INFORMATION PROVIDED =
__________________________________________________

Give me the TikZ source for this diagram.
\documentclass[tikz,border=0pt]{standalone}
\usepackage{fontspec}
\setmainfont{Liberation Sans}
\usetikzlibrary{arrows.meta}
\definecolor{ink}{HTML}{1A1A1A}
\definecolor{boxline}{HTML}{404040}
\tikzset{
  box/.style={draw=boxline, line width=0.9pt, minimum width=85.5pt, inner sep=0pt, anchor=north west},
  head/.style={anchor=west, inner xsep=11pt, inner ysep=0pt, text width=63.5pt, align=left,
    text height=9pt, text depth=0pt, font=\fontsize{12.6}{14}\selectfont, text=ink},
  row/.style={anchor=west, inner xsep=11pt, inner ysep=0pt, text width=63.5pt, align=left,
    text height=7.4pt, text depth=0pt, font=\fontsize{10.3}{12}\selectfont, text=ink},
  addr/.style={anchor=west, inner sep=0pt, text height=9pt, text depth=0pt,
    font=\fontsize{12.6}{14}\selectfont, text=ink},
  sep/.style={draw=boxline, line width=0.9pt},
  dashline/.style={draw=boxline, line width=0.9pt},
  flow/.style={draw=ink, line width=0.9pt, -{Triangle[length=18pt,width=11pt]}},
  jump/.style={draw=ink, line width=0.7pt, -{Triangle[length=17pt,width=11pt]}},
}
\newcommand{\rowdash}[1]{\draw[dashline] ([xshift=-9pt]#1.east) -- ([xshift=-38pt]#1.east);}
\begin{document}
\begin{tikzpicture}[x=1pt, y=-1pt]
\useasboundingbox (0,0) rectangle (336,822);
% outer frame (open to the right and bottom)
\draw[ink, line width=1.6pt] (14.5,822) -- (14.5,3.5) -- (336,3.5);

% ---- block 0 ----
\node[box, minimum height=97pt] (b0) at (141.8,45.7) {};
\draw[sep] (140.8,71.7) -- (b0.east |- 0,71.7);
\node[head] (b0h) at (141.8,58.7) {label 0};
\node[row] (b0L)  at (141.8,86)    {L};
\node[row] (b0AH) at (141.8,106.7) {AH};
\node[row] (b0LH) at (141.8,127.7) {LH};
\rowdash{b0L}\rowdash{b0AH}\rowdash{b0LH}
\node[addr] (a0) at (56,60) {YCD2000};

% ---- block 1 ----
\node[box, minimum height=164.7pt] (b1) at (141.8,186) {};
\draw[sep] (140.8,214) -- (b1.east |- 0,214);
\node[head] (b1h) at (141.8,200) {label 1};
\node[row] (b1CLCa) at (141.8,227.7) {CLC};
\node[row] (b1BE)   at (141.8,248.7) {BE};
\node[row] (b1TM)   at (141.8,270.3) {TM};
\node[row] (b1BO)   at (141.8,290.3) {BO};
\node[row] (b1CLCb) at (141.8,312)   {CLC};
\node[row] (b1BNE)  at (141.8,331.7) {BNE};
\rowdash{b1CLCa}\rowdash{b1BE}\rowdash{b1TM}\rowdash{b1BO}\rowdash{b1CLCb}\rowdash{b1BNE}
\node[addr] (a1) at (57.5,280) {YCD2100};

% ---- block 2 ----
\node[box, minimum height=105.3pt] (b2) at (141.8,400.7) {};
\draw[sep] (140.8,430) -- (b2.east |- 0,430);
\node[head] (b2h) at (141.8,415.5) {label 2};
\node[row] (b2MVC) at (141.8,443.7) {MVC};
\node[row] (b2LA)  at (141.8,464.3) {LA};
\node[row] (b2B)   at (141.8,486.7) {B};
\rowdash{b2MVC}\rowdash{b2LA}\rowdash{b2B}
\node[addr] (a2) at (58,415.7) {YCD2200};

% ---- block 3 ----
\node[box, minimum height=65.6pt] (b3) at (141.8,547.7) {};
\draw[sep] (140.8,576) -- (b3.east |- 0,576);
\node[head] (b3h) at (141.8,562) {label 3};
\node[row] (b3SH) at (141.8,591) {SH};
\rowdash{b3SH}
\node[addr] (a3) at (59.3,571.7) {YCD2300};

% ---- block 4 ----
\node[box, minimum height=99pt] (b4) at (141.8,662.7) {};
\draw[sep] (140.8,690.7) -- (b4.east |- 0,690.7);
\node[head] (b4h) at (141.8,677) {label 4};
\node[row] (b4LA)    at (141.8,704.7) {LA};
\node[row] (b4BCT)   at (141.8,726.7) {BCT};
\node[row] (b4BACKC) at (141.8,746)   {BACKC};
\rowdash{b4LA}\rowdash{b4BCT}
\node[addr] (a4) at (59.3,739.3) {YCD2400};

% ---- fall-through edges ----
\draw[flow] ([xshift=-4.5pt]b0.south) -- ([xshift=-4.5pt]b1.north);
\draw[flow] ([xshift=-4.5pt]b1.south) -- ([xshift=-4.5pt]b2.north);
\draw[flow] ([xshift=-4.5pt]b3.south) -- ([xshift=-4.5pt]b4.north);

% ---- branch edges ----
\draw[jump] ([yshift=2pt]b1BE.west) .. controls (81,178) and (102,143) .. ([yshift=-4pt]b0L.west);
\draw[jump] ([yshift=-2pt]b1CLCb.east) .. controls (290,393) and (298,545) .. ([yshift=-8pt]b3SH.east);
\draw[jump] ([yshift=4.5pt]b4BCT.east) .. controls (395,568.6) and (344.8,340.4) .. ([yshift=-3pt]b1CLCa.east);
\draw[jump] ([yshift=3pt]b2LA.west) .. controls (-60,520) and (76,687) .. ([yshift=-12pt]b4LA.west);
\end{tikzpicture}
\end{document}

__________________________________________________

GOAL OF THE EXERCISE =
All of the data needs to be printed once more, exactly.

REPLY TO THE TASK =
Give me the TikZ source for this diagram.
\documentclass[tikz,border=0pt]{standalone}
\usepackage{fontspec}
\setmainfont{Liberation Sans}
\usetikzlibrary{arrows.meta}
\definecolor{ink}{HTML}{1A1A1A}
\definecolor{boxline}{HTML}{404040}
\tikzset{
  box/.style={draw=boxline, line width=0.9pt, minimum width=85.5pt, inner sep=0pt, anchor=north west},
  head/.style={anchor=west, inner xsep=11pt, inner ysep=0pt, text width=63.5pt, align=left,
    text height=9pt, text depth=0pt, font=\fontsize{12.6}{14}\selectfont, text=ink},
  row/.style={anchor=west, inner xsep=11pt, inner ysep=0pt, text width=63.5pt, align=left,
    text height=7.4pt, text depth=0pt, font=\fontsize{10.3}{12}\selectfont, text=ink},
  addr/.style={anchor=west, inner sep=0pt, text height=9pt, text depth=0pt,
    font=\fontsize{12.6}{14}\selectfont, text=ink},
  sep/.style={draw=boxline, line width=0.9pt},
  dashline/.style={draw=boxline, line width=0.9pt},
  flow/.style={draw=ink, line width=0.9pt, -{Triangle[length=18pt,width=11pt]}},
  jump/.style={draw=ink, line width=0.7pt, -{Triangle[length=17pt,width=11pt]}},
}
\newcommand{\rowdash}[1]{\draw[dashline] ([xshift=-9pt]#1.east) -- ([xshift=-38pt]#1.east);}
\begin{document}
\begin{tikzpicture}[x=1pt, y=-1pt]
\useasboundingbox (0,0) rectangle (336,822);
% outer frame (open to the right and bottom)
\draw[ink, line width=1.6pt] (14.5,822) -- (14.5,3.5) -- (336,3.5);

% ---- block 0 ----
\node[box, minimum height=97pt] (b0) at (141.8,45.7) {};
\draw[sep] (140.8,71.7) -- (b0.east |- 0,71.7);
\node[head] (b0h) at (141.8,58.7) {label 0};
\node[row] (b0L)  at (141.8,86)    {L};
\node[row] (b0AH) at (141.8,106.7) {AH};
\node[row] (b0LH) at (141.8,127.7) {LH};
\rowdash{b0L}\rowdash{b0AH}\rowdash{b0LH}
\node[addr] (a0) at (56,60) {YCD2000};

% ---- block 1 ----
\node[box, minimum height=164.7pt] (b1) at (141.8,186) {};
\draw[sep] (140.8,214) -- (b1.east |- 0,214);
\node[head] (b1h) at (141.8,200) {label 1};
\node[row] (b1CLCa) at (141.8,227.7) {CLC};
\node[row] (b1BE)   at (141.8,248.7) {BE};
\node[row] (b1TM)   at (141.8,270.3) {TM};
\node[row] (b1BO)   at (141.8,290.3) {BO};
\node[row] (b1CLCb) at (141.8,312)   {CLC};
\node[row] (b1BNE)  at (141.8,331.7) {BNE};
\rowdash{b1CLCa}\rowdash{b1BE}\rowdash{b1TM}\rowdash{b1BO}\rowdash{b1CLCb}\rowdash{b1BNE}
\node[addr] (a1) at (57.5,280) {YCD2100};

% ---- block 2 ----
\node[box, minimum height=105.3pt] (b2) at (141.8,400.7) {};
\draw[sep] (140.8,430) -- (b2.east |- 0,430);
\node[head] (b2h) at (141.8,415.5) {label 2};
\node[row] (b2MVC) at (141.8,443.7) {MVC};
\node[row] (b2LA)  at (141.8,464.3) {LA};
\node[row] (b2B)   at (141.8,486.7) {B};
\rowdash{b2MVC}\rowdash{b2LA}\rowdash{b2B}
\node[addr] (a2) at (58,415.7) {YCD2200};

% ---- block 3 ----
\node[box, minimum height=65.6pt] (b3) at (141.8,547.7) {};
\draw[sep] (140.8,576) -- (b3.east |- 0,576);
\node[head] (b3h) at (141.8,562) {label 3};
\node[row] (b3SH) at (141.8,591) {SH};
\rowdash{b3SH}
\node[addr] (a3) at (59.3,571.7) {YCD2300};

% ---- block 4 ----
\node[box, minimum height=99pt] (b4) at (141.8,662.7) {};
\draw[sep] (140.8,690.7) -- (b4.east |- 0,690.7);
\node[head] (b4h) at (141.8,677) {label 4};
\node[row] (b4LA)    at (141.8,704.7) {LA};
\node[row] (b4BCT)   at (141.8,726.7) {BCT};
\node[row] (b4BACKC) at (141.8,746)   {BACKC};
\rowdash{b4LA}\rowdash{b4BCT}
\node[addr] (a4) at (59.3,739.3) {YCD2400};

% ---- fall-through edges ----
\draw[flow] ([xshift=-4.5pt]b0.south) -- ([xshift=-4.5pt]b1.north);
\draw[flow] ([xshift=-4.5pt]b1.south) -- ([xshift=-4.5pt]b2.north);
\draw[flow] ([xshift=-4.5pt]b3.south) -- ([xshift=-4.5pt]b4.north);

% ---- branch edges ----
\draw[jump] ([yshift=2pt]b1BE.west) .. controls (81,178) and (102,143) .. ([yshift=-4pt]b0L.west);
\draw[jump] ([yshift=-2pt]b1CLCb.east) .. controls (290,393) and (298,545) .. ([yshift=-8pt]b3SH.east);
\draw[jump] ([yshift=4.5pt]b4BCT.east) .. controls (395,568.6) and (344.8,340.4) .. ([yshift=-3pt]b1CLCa.east);
\draw[jump] ([yshift=3pt]b2LA.west) .. controls (-60,520) and (76,687) .. ([yshift=-12pt]b4LA.west);
\end{tikzpicture}
\end{document}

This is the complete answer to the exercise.